Can you give me a sense of how you would evaluate what maintenance CapEx is as a component of that, is that possible?

Ron Freeman

Maintenance CapEx I think we’ve addressed this on previous calls, is a concept that we really subscribe to around here because we believe so strongly that you have got to improve your store base to stay competitive in this business. There’s not really a level that would say we’re not going to do anything to our stores and this would be what we would have to spend. It’s just not a concept we subscribe to.

Emily Shanks – Barclays Capital

In terms of a new store versus a major remodel, can you give us a sense of what the average cost of each of those are?

Ron Freeman

It’s going to vary a good bit primarily because of land costs, especially given the terrain that we operate in up here. Beyond that, we really don’t provide details on our individual CapEx type breakdowns.

Emily Shanks – Barclays Capital

As you look at your interaction with the vendors, are you seeing any trends that are noteworthy, specifically are you seeing that vendors are looking to increase their allowances or are they targeting being more specific with their vendor dollars, what are you seeing as it relates to supporting promotions?

Ron Freeman

In general, the vendors are being more aggressive which we find very helpful and we think is necessary in today’s environment. They are trying to be more pointed in their promotions.

Emily Shanks – Barclays Capital

When you say more aggressive, are you seeing an actual increase in targeted dollars or is it just simply that they’re being deeper in some categories?

Ron Freeman

There is an increase in dollars and in times of promotion.

Operator

Your next question comes from Robert Beal – Bank of America Securities

Robert Beal – Bank of America Securities

Could you provide us what same store sales were without the adjustment for Easter and excluding gasoline sales?

Ron Freeman

Without the adjustment for Easter and excluding gasoline sales, 5.1% for the quarter and 5.3% for the nine months.

Robert Beal – Bank of America Securities

In terms of your market share in the quarter do you think that changed at all?

Ron Freeman

It’s up some.
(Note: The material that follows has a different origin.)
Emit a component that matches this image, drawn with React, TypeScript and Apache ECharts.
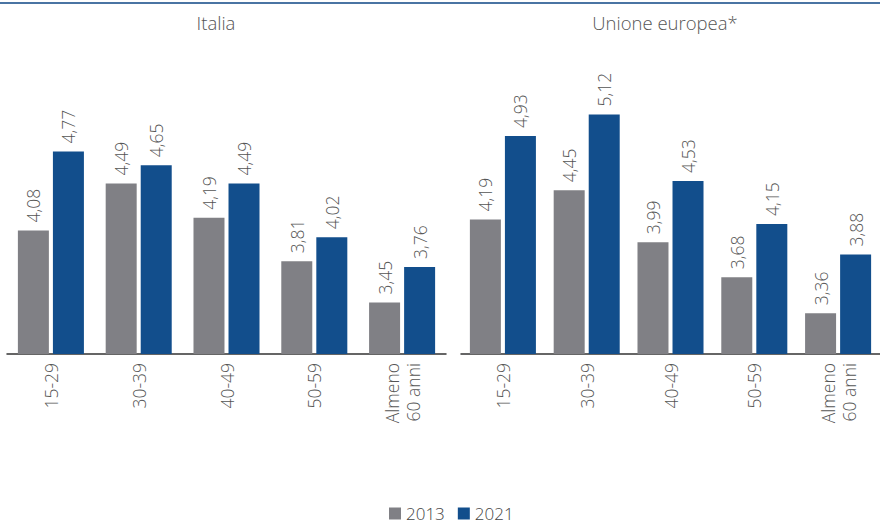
import React, { useEffect, useRef } from "react";
import * as echarts from "echarts";

const categories = ["15-29", "30-39", "40-49", "50-59", "Almeno\n60 anni"];
const italia2013 = [4.08, 4.49, 4.19, 3.81, 3.45];
const italia2021 = [4.77, 4.65, 4.49, 4.02, 3.76];
const ue2013 = [4.19, 4.45, 3.99, 3.68, 3.36];
const ue2021 = [4.93, 5.12, 4.53, 4.15, 3.88];
const panelTitles = ["Italia", "Unione europea*"];
const seriesNames = ["2013", "2021"];

const GRAY = "#808085";
const BLUE = "#124e8c";
const FONT = "Open Sans";

export default function App() {
  const ref = useRef<HTMLDivElement>(null);
  useEffect(() => {
    if (!ref.current) return;
    const chart = echarts.init(ref.current, null, { renderer: "svg" });
    const label = {
      show: true,
      position: "top",
      rotate: 90,
      align: "left",
      verticalAlign: "middle",
      distance: 8,
      color: "#555",
      fontSize: 17.5,
      fontFamily: FONT,
      fontWeight: 300,
      formatter: (p: any) => p.value.toFixed(2).replace(".", ","),
    };
    const xAxisCommon = {
      type: "category",
      data: categories,
      axisTick: { show: false },
      axisLine: { lineStyle: { color: "#333", width: 1.5 } },
      axisLabel: {
        rotate: 90,
        margin: 9,
        color: "#555",
        fontSize: 17.5,
        fontFamily: FONT,
        fontWeight: 300,
        lineHeight: 21,
        interval: 0,
      },
    };
    const yAxisCommon = {
      type: "value",
      min: 3,
      max: 5.5,
      show: false,
      splitLine: { show: false },
    };
    const bar = (name: string, data: number[], color: string, idx: number) => ({
      name,
      type: "bar",
      xAxisIndex: idx,
      yAxisIndex: idx,
      data,
      barWidth: 31,
      barGap: "13%",
      itemStyle: { color },
      label,
    });
    chart.setOption({
      animation: false,
      backgroundColor: "#fff",
      grid: [
        { left: 7, width: 439, top: 68, height: 286 },
        { left: 461, width: 430, top: 71.5, height: 282.5 },
      ],
      xAxis: [
        { ...xAxisCommon, gridIndex: 0 },
        { ...xAxisCommon, gridIndex: 1 },
      ],
      yAxis: [
        { ...yAxisCommon, gridIndex: 0 },
        { ...yAxisCommon, gridIndex: 1 },
      ],
      legend: {
        data: seriesNames,
        left: 384,
        top: 500,
        itemWidth: 12,
        itemHeight: 12,
        itemGap: 13,
        icon: "rect",
        textStyle: { color: "#444", fontSize: 17, lineHeight: 17, fontFamily: FONT, fontWeight: 300 },
      },
      title: [
        {
          text: panelTitles[0],
          left: 211,
          top: 8,
          textAlign: "center",
          textStyle: { color: "#555", fontSize: 18.5, fontFamily: FONT, fontWeight: 300 },
        },
        {
          text: panelTitles[1],
          left: 660,
          top: 8,
          textAlign: "center",
          textStyle: { color: "#555", fontSize: 18.5, fontFamily: FONT, fontWeight: 300 },
        },
      ],
      graphic: [
        {
          type: "line",
          shape: { x1: 0, y1: 3, x2: 880, y2: 3 },
          style: { stroke: "#4a74a3", lineWidth: 2 },
        },
      ],
      series: [
        bar(seriesNames[0], italia2013, GRAY, 0),
        bar(seriesNames[1], italia2021, BLUE, 0),
        bar(seriesNames[0], ue2013, GRAY, 1),
        bar(seriesNames[1], ue2021, BLUE, 1),
      ],
    });
    return () => chart.dispose();
  }, []);
  return (
    <div
      ref={ref}
      style={{ position: "fixed", left: 0, top: 0, width: 880, height: 525 }}
    />
  );
}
We’re really pleased with that.

Robert Beal – Bank of America Securities

Could you tell us what percent of your grocery sales were promotion our coupon based and how that compared to last year?

Ron Freeman

I do not have that information available to me right here. Typically that’s not a hard number that we disclose but it’s pretty safe to say that our customers are very aware of promotions that are going on and ad prices, no question.

Robert Beal – Bank of America Securities

What about the percentage of private label sales in the quarter and how important that is to keeping your gross margins where they are?

Ron Freeman

The percentage of private label sales is up and that is important to help us maintaining our margins. What we want to make sure is with our generally larger stores that we give the customer a choice. We’re not going to try to push them one way or the other; we want to make sure that there is a large selection of both national and private label brands.
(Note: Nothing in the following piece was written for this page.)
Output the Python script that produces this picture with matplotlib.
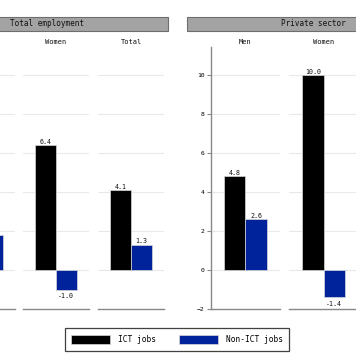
import matplotlib
matplotlib.use("Agg")
import matplotlib.pyplot as plt
from matplotlib.patches import Rectangle, Patch
import numpy as np

plt.rcParams['font.family'] = ['DejaVu Sans Mono']

panels = ["Total employment", "Private sector"]
groups = ["Men", "Women", "Total"]
series = ["ICT jobs", "Non-ICT jobs"]
ict_values = {"Total employment": [3.0, 6.4, 4.1],
              "Private sector": [4.8, 10.0, 6.0]}
nonict_values = {"Total employment": [1.8, -1.0, 1.3],
                 "Private sector": [2.6, -1.4, 1.2]}
yticks = [-2, 0, 2, 4, 6, 8, 10]
colors = ["#000000", "#00229A"]

W, H = 356, 364
fig = plt.figure(figsize=(W / 100, H / 100), dpi=100)

def fx(x):
    return x / W

def fy(y):
    return 1 - y / H

# layout (pixel coordinates)
panel_sub_lefts = {"Total employment": [-51, 23, 98],
                   "Private sector": [211, 289, 366]}
sub_widths = {"Total employment": 66, "Private sector": 69}
strip_x = {"Total employment": (-75, 168), "Private sector": (187, 439)}
ax_top, ax_bot = 47, 309
ylim = (-2, 11.44)

for p in panels:
    for gi, g in enumerate(groups):
        left = panel_sub_lefts[p][gi]
        w = sub_widths[p]
        ax = fig.add_axes([fx(left), fy(ax_bot), w / W, (ax_bot - ax_top) / H])
        vals = [ict_values[p][gi], nonict_values[p][gi]]
        pos = np.arange(len(series))
        bars = ax.bar(pos, vals, width=1.0, color=colors,
                      edgecolor="#d8d8d8", linewidth=0.5, zorder=3)
        for b, v in zip(bars, vals):
            cx = b.get_x() + b.get_width() / 2
            if v >= 0:
                ax.annotate(f"{v:.1f}", (cx, v), xytext=(0, 0.3),
                            textcoords="offset points", ha="center",
                            va="bottom", fontsize=4.8, color="#111111")
            else:
                ax.annotate(f"{v:.1f}", (cx, v), xytext=(0, -2.5),
                            textcoords="offset points", ha="center",
                            va="top", fontsize=4.8, color="#111111")
        ax.set_xlim(-1.1, 2.1)
        ax.set_ylim(*ylim)
        ax.set_yticks(yticks)
        ax.grid(axis="y", color="#e9e9e9", linewidth=0.8, zorder=0)
        ax.set_xticks([])
        for s in ["top", "right"]:
            ax.spines[s].set_visible(False)
        ax.spines["bottom"].set_color("#888888")
        ax.spines["bottom"].set_linewidth(1.0)
        if gi == 0:
            ax.spines["left"].set_color("#888888")
            ax.spines["left"].set_linewidth(1.0)
            ax.tick_params(axis="y", length=3, width=0.8, color="#888888",
                           labelsize=4.6, pad=1.5)
        else:
            ax.spines["left"].set_visible(False)
            ax.tick_params(axis="y", length=0, labelleft=False)
        ax.set_title(g, fontsize=5.0, pad=2.5, color="#111111")
    # strip
    x0, x1 = strip_x[p]
    fig.patches.append(Rectangle((fx(x0), fy(31)), (x1 - x0) / W, 14 / H,
                                 transform=fig.transFigure, facecolor="#a3a3a3",
                                 edgecolor="#6e6e6e", linewidth=0.8))
    fig.text(fx((x0 + x1) / 2), fy(24), p, ha="center", va="center",
             fontsize=5.5, color="#111111")

handles = [Patch(facecolor=c, edgecolor="#d8d8d8", linewidth=0.5) for c in colors]
leg = fig.legend(handles, series, loc="center", bbox_to_anchor=(fx(177), fy(339.5)),
                 ncol=2, fontsize=5.7, frameon=True, fancybox=False,
                 edgecolor="#111111", handlelength=4.9, handleheight=1.4,
                 handletextpad=1.0, columnspacing=2.9, borderpad=0.85,
                 borderaxespad=0)
leg.get_frame().set_linewidth(0.9)

fig.savefig("out.png", dpi=100)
Robert Beal – Bank of America Securities

Have you ever disclosed what the percentage of private label penetration is in your stores?

Ron Freeman

I believe we disclose that annually in the 10-Q but not in the quarters. It is up this year over last year.

Robert Beal – Bank of America Securities

Do you think the same store sales and gross margins seen in third quarter are sustainable or do you expect them to change going into the fourth quarter?

Ron Freeman

It’s hard to say, things are changing so rapidly right now that again the quarterly numbers somewhat track the nine month numbers. Third quarter was off just a little bit in the column. The main thing for us is that we want to make sure that we continue to grow those top line sales regardless of what the price of gasoline is and that we keep that transaction count up. Both of those were late in the market share gains or market share maintenance and that’s really important to us given the climate right now.

Operator

Your next question comes from Meredith Fowler – Wells Fargo Securities

Meredith Fowler – Wells Fargo Securities

To build on the previous market share question, can you disclose what markets you’ve seen the greatest gain in market share?

Ron Freeman

I’m sorry we don’t break our markets down into segments that way for public disclosure.
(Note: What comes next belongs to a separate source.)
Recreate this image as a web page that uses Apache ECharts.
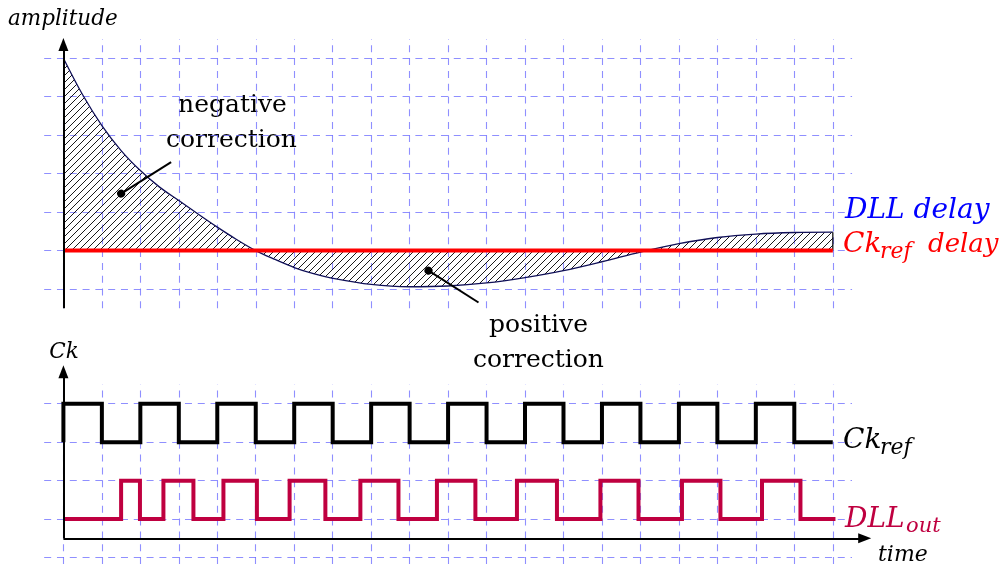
<!DOCTYPE html>
<html>
<head>
<meta charset="utf-8">
<script src="https://cdn.jsdelivr.net/npm/echarts@6/dist/echarts.min.js"></script>
<style>
  html, body { margin: 0; padding: 0; background: #ffffff; }
  #chart { width: 1003px; height: 566px; }
</style>
</head>
<body>
<div id="chart"></div>
<script>
// ---------- data ----------
// upper panel: DLL delay curve (x in time units, y in amplitude units)
const delayX   = [0, 0.5, 1, 1.5, 2, 2.5, 3, 3.5, 4, 4.5, 5, 5.5, 6, 6.5, 7, 8, 9, 10, 11, 12, 13, 14, 15, 16, 17, 18, 19, 20];
const dllDelay = [5.0, 4.05, 3.25, 2.6, 2.08, 1.65, 1.3, 0.95, 0.61, 0.29, 0.0, -0.23, -0.44, -0.6, -0.72, -0.88, -0.94, -0.92, -0.84, -0.7, -0.52, -0.29, -0.04, 0.18, 0.34, 0.43, 0.47, 0.48];
// reference delay (flat)
const refX     = [0, 20];
const refDelay = [0, 0];

// lower panel: clock edges
const ckStart   = 0;
const ckEdges   = [0, 1, 2, 3, 4, 5, 6, 7, 8, 9, 10, 11, 12, 13, 14, 15, 16, 17, 18, 19];
const ckEnd     = 20;
const ckLevels  = [2, 3];          // low, high
const dllStart  = 0;
const dllEdges  = [1.50, 1.99, 2.60, 3.38, 4.16, 5.03, 5.88, 6.81, 7.72, 8.71, 9.71, 10.71, 11.79, 12.83, 13.96, 14.95, 16.08, 17.08, 18.16, 19.16];
const dllEnd    = 20.07;
const dllLevels = [0, 1];          // low, high

// grid tick positions
const gridXTicks     = [0, 1, 2, 3, 4, 5, 6, 7, 8, 9, 10, 11, 12, 13, 14, 15, 16, 17, 18, 19, 20];
const gridYTicksUp   = [-1, 0, 1, 2, 3, 4, 5];
const gridYTicksLow  = [-1, 0, 1, 2, 3];

// ---------- helpers ----------
function pairs(xs, ys) { return xs.map((x, i) => [x, ys[i]]); }
function stepWave(start, edges, end, levels) {
  const pts = [[start, levels[0]]];
  let lv = 0;
  edges.forEach(e => { pts.push([e, levels[lv]]); lv = 1 - lv; pts.push([e, levels[lv]]); });
  pts.push([end, levels[lv]]);
  return pts;
}

// hatch pattern
const hatch = document.createElement('canvas');
hatch.width = 7; hatch.height = 7;
(function () {
  const c = hatch.getContext('2d');
  c.strokeStyle = '#000';
  c.lineWidth = 0.9;
  c.beginPath();
  c.moveTo(0, 7); c.lineTo(7, 0);
  c.moveTo(-1, 1); c.lineTo(1, -1);
  c.moveTo(6, 8); c.lineTo(8, 6);
  c.stroke();
})();

const gridColor = 'rgba(105,105,255,0.75)';
const dash = [7, 5.8];

function vLines(xs, y0, y1) {
  return xs.map(x => [{ coord: [x, y0] }, { coord: [x, y1] }]);
}
function hLines(ys, x0, x1) {
  return ys.map(y => [{ coord: [x0, y] }, { coord: [x1, y] }]);
}

const chart = echarts.init(document.getElementById('chart'), null, { renderer: 'canvas' });

const serifUp = '"DejaVu Serif", "Liberation Serif", serif';

function txt(x, y, text, size, color, italic, align) {
  return {
    type: 'text', x: x, y: y, silent: true,
    style: {
      text: text, fill: color, fontSize: size, fontFamily: serifUp,
      fontStyle: italic ? 'italic' : 'normal',
      align: align || 'left', verticalAlign: 'middle'
    }
  };
}

const option = {
  animation: false,
  backgroundColor: '#ffffff',
  grid: [
    { left: 44.17, top: 39.0, width: 807.9, height: 269.3, outerBoundsMode: 'none', containLabel: false },
    { left: 44.17, top: 346.0, width: 846.3, height: 230.8, outerBoundsMode: 'none', containLabel: false }
  ],
  xAxis: [
    { gridIndex: 0, type: 'value', min: -0.5, max: 20.5, show: false },
    { gridIndex: 1, type: 'value', min: -0.5, max: 21.5, show: false }
  ],
  yAxis: [
    { gridIndex: 0, type: 'value', min: -1.5, max: 5.5, show: false },
    { gridIndex: 1, type: 'value', min: -1.5, max: 4.5, show: false }
  ],
  series: [
    // grid lines upper
    {
      type: 'line', xAxisIndex: 0, yAxisIndex: 0, data: [], z: 1, silent: true,
      markLine: {
        z: 1, silent: true, symbol: 'none', label: { show: false },
        lineStyle: { color: gridColor, width: 1.1, type: dash },
        emphasis: { disabled: true },
        data: vLines(gridXTicks, -1.5, 5.5).concat(hLines(gridYTicksUp, -0.5, 20.5))
      }
    },
    // grid lines lower
    {
      type: 'line', xAxisIndex: 1, yAxisIndex: 1, data: [], z: 1, silent: true,
      markLine: {
        z: 1, silent: true, symbol: 'none', label: { show: false },
        lineStyle: { color: gridColor, width: 1.1, type: dash },
        emphasis: { disabled: true },
        data: vLines(gridXTicks, -1.5, 3.5).concat(hLines(gridYTicksLow, -0.5, 20.5))
      }
    },
    // DLL delay curve with hatched area
    {
      name: 'DLL delay', type: 'line', xAxisIndex: 0, yAxisIndex: 0, z: 3,
      data: pairs(delayX, dllDelay), smooth: 0.35, symbol: 'none', silent: true,
      lineStyle: { color: '#101058', width: 1.3 },
      areaStyle: { origin: 0, color: { image: hatch, repeat: 'repeat' }, opacity: 1 }
    },
    // closing edge at the right end of the hatched area
    {
      type: 'line', xAxisIndex: 0, yAxisIndex: 0, z: 3, symbol: 'none', silent: true,
      data: [[delayX[delayX.length - 1], 0], [delayX[delayX.length - 1], dllDelay[dllDelay.length - 1]]],
      lineStyle: { color: '#000', width: 1.2 }
    },
    // Ck_ref delay (red)
    {
      name: 'Ck_ref delay', type: 'line', xAxisIndex: 0, yAxisIndex: 0, z: 4,
      data: pairs(refX, refDelay), symbol: 'none', silent: true,
      lineStyle: { color: '#ff0000', width: 4 }
    },
    // axes and pointers upper
    {
      type: 'line', xAxisIndex: 0, yAxisIndex: 0, data: [], z: 6, silent: true,
      markLine: {
        z: 10, silent: true, label: { show: false }, emphasis: { disabled: true },
        data: [
          [{ coord: [0, -1.5], symbol: 'none' }, { coord: [0, 5.36], symbol: 'triangle', symbolSize: [10, 13] }],
          [{ coord: [1.5, 1.48], symbol: 'circle', symbolSize: 8 }, { coord: [2.8, 2.3], symbol: 'none' }],
          [{ coord: [9.49, -0.52], symbol: 'circle', symbolSize: 8 }, { coord: [10.79, -1.35], symbol: 'none' }]
        ],
        lineStyle: { color: '#000', width: 2, type: 'solid' },
        itemStyle: { color: '#000' }
      }
    },
    // Ck_ref wave
    {
      name: 'Ck_ref', type: 'line', xAxisIndex: 1, yAxisIndex: 1, z: 4,
      data: stepWave(ckStart, ckEdges, ckEnd, ckLevels), symbol: 'none', silent: true,
      lineStyle: { color: '#000000', width: 4, join: 'miter' }
    },
    // DLL_out wave
    {
      name: 'DLL_out', type: 'line', xAxisIndex: 1, yAxisIndex: 1, z: 4,
      data: stepWave(dllStart, dllEdges, dllEnd, dllLevels), symbol: 'none', silent: true,
      lineStyle: { color: '#bf0040', width: 4, join: 'miter' }
    },
    // axes lower
    {
      type: 'line', xAxisIndex: 1, yAxisIndex: 1, data: [], z: 6, silent: true,
      markLine: {
        z: 10, silent: true, label: { show: false }, emphasis: { disabled: true },
        data: [
          [{ coord: [0, -0.5], symbol: 'none' }, { coord: [0, 3.83], symbol: 'triangle', symbolSize: [10, 13] }],
          [{ coord: [0, -0.5], symbol: 'none' }, { coord: [20.83, -0.5], symbol: 'triangle', symbolSize: [10, 13] }]
        ],
        lineStyle: { color: '#000', width: 2, type: 'solid' },
        itemStyle: { color: '#000' }
      }
    }
  ],
  graphic: [
    txt(8, 19.7, 'amplitude', 21.5, '#000', true),
    txt(232.5, 105, 'negative', 25, '#000', false, 'center'),
    txt(231.5, 140.5, 'correction', 25, '#000', false, 'center'),
    txt(538.5, 325, 'positive', 25, '#000', false, 'center'),
    txt(538.5, 360.5, 'correction', 25, '#000', false, 'center'),
    txt(845, 211.2, 'DLL delay', 28, '#0000ff', true),
    txt(843, 245, 'Ck', 28, '#ff0000', true),
    txt(880, 252.7, 'ref', 22, '#ff0000', true),
    txt(928, 245.5, 'delay', 26, '#ff0000', true),
    txt(49.3, 352.7, 'Ck', 21.5, '#000', true),
    txt(843, 440.5, 'Ck', 28, '#000', true),
    txt(880, 448.2, 'ref', 22, '#000', true),
    txt(845, 520, 'DLL', 28, '#bf0040', true),
    txt(906, 526.9, 'out', 21, '#bf0040', true),
    txt(878, 555.2, 'time', 22, '#000', true)
  ]
};
chart.setOption(option);
</script>
</body>
</html>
Meredith Fowler – Wells Fargo Securities

Can you discuss how you track your market share gains given your strategy?

Ron Freeman

We subscribe to the same standard data that most everyone else in the industry gets. Again, we also track our transaction counts.

Meredith Fowler – Wells Fargo Securities

Can you discuss the drivers behind your non-food sales growth during the quarter?

Ron Freeman

I’m not sure because gasoline prices were down a good bit so in total dollars the gasoline sales were down but we did experience gallon growth. That’s the biggest portion of our non-food items.

Meredith Fowler – Wells Fargo Securities

Inventory growth has outpaced your sales growth for the last three consecutive quarters. Can you talk about what you’re doing to manage your inventories?

Ron Freeman

We’ve also had a pretty decent square footage growth and a lot of new store projects. It’s pretty important to make sure that those stores are adequately stocked especially with so many fairly new stores. You don’t want to open a new store, a remodel and have holes on your shelves. We are managing our inventory growth, we implemented a new software system this past year that is still in the learning curve phase, which helps us manage that inventory down as closely as we can. Fortunately incremental financing costs are pretty low these days so that helps soften the flow of the inventory growth.

Operator

There are no further questions at this time. I’ll turn it back to our speakers for any additional or closing comments.

Ron Freeman

Thank you everyone for joining us today. We’re in our fourth quarter and we look forward to speaking with you again in late November, early December with our annual results. Everyone have a good day.

Operator

That does conclude today’s conference call. Thank you for your participation.